*Task requirements*. Restate all the material verbatim, except for the pictures.

*Supplied material*.
***

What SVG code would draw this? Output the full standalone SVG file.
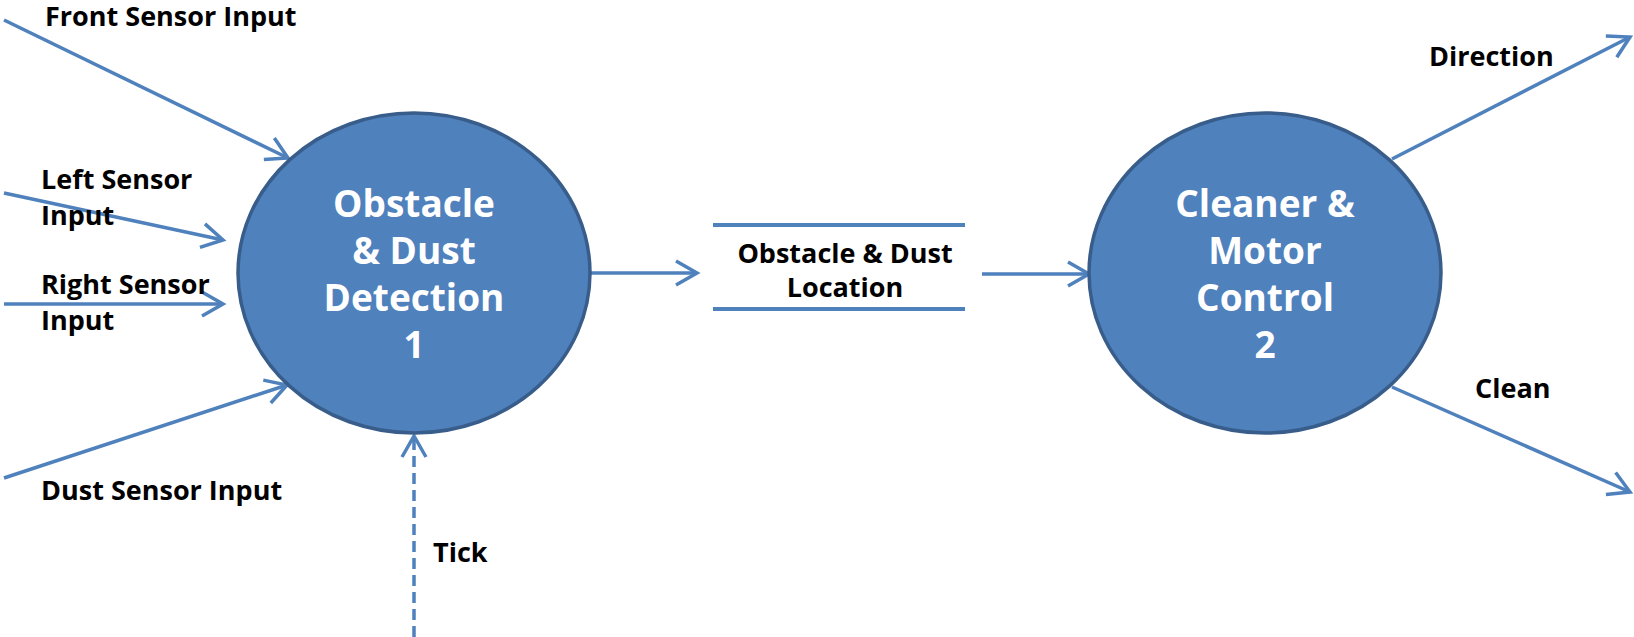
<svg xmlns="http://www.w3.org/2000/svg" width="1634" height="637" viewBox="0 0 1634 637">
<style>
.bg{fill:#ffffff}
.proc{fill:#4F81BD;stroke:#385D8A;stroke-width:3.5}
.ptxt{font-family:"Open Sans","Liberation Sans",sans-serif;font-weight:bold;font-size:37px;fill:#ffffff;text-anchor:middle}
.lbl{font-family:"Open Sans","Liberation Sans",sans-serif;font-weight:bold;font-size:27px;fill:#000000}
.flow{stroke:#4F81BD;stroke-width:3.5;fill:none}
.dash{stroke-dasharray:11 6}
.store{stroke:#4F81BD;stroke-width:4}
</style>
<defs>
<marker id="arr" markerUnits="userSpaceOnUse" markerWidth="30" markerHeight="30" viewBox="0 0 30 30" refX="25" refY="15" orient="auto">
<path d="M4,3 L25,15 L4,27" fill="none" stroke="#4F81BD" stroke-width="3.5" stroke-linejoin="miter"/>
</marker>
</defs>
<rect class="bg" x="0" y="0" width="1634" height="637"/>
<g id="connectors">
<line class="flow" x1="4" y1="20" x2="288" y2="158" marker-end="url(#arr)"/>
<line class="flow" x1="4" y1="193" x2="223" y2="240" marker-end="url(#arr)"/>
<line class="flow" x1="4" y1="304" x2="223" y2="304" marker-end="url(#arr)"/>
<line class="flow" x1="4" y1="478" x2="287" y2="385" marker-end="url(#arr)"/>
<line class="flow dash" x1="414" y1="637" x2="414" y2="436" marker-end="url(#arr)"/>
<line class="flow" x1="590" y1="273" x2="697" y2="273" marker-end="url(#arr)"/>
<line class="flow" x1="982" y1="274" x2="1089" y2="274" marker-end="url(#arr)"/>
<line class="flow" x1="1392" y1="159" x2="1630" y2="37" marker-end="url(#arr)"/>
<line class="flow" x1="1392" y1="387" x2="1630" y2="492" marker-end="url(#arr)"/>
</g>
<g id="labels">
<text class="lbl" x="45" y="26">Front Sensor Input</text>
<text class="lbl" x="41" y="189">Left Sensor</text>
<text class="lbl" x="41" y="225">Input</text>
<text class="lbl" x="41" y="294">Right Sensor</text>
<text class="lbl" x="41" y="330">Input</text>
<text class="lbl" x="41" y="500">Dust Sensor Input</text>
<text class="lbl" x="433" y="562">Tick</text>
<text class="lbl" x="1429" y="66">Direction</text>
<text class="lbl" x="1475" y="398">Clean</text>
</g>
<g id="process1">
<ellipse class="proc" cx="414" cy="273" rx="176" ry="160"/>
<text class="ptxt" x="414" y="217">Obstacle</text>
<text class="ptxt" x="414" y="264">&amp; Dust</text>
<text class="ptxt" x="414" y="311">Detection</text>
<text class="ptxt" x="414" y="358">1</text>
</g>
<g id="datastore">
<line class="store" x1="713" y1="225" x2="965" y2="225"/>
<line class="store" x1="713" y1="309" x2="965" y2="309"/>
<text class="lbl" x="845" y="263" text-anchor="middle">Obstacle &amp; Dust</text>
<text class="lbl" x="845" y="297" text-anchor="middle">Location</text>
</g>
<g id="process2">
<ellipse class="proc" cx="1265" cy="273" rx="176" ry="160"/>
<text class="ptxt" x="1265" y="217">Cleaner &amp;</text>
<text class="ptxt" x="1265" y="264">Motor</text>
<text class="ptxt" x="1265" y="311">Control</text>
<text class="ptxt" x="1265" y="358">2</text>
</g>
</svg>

***

*Reply to the exercise*.
What SVG code would draw this? Output the full standalone SVG file.
<svg xmlns="http://www.w3.org/2000/svg" width="1634" height="637" viewBox="0 0 1634 637">
<style>
.bg{fill:#ffffff}
.proc{fill:#4F81BD;stroke:#385D8A;stroke-width:3.5}
.ptxt{font-family:"Open Sans","Liberation Sans",sans-serif;font-weight:bold;font-size:37px;fill:#ffffff;text-anchor:middle}
.lbl{font-family:"Open Sans","Liberation Sans",sans-serif;font-weight:bold;font-size:27px;fill:#000000}
.flow{stroke:#4F81BD;stroke-width:3.5;fill:none}
.dash{stroke-dasharray:11 6}
.store{stroke:#4F81BD;stroke-width:4}
</style>
<defs>
<marker id="arr" markerUnits="userSpaceOnUse" markerWidth="30" markerHeight="30" viewBox="0 0 30 30" refX="25" refY="15" orient="auto">
<path d="M4,3 L25,15 L4,27" fill="none" stroke="#4F81BD" stroke-width="3.5" stroke-linejoin="miter"/>
</marker>
</defs>
<rect class="bg" x="0" y="0" width="1634" height="637"/>
<g id="connectors">
<line class="flow" x1="4" y1="20" x2="288" y2="158" marker-end="url(#arr)"/>
<line class="flow" x1="4" y1="193" x2="223" y2="240" marker-end="url(#arr)"/>
<line class="flow" x1="4" y1="304" x2="223" y2="304" marker-end="url(#arr)"/>
<line class="flow" x1="4" y1="478" x2="287" y2="385" marker-end="url(#arr)"/>
<line class="flow dash" x1="414" y1="637" x2="414" y2="436" marker-end="url(#arr)"/>
<line class="flow" x1="590" y1="273" x2="697" y2="273" marker-end="url(#arr)"/>
<line class="flow" x1="982" y1="274" x2="1089" y2="274" marker-end="url(#arr)"/>
<line class="flow" x1="1392" y1="159" x2="1630" y2="37" marker-end="url(#arr)"/>
<line class="flow" x1="1392" y1="387" x2="1630" y2="492" marker-end="url(#arr)"/>
</g>
<g id="labels">
<text class="lbl" x="45" y="26">Front Sensor Input</text>
<text class="lbl" x="41" y="189">Left Sensor</text>
<text class="lbl" x="41" y="225">Input</text>
<text class="lbl" x="41" y="294">Right Sensor</text>
<text class="lbl" x="41" y="330">Input</text>
<text class="lbl" x="41" y="500">Dust Sensor Input</text>
<text class="lbl" x="433" y="562">Tick</text>
<text class="lbl" x="1429" y="66">Direction</text>
<text class="lbl" x="1475" y="398">Clean</text>
</g>
<g id="process1">
<ellipse class="proc" cx="414" cy="273" rx="176" ry="160"/>
<text class="ptxt" x="414" y="217">Obstacle</text>
<text class="ptxt" x="414" y="264">&amp; Dust</text>
<text class="ptxt" x="414" y="311">Detection</text>
<text class="ptxt" x="414" y="358">1</text>
</g>
<g id="datastore">
<line class="store" x1="713" y1="225" x2="965" y2="225"/>
<line class="store" x1="713" y1="309" x2="965" y2="309"/>
<text class="lbl" x="845" y="263" text-anchor="middle">Obstacle &amp; Dust</text>
<text class="lbl" x="845" y="297" text-anchor="middle">Location</text>
</g>
<g id="process2">
<ellipse class="proc" cx="1265" cy="273" rx="176" ry="160"/>
<text class="ptxt" x="1265" y="217">Cleaner &amp;</text>
<text class="ptxt" x="1265" y="264">Motor</text>
<text class="ptxt" x="1265" y="311">Control</text>
<text class="ptxt" x="1265" y="358">2</text>
</g>
</svg>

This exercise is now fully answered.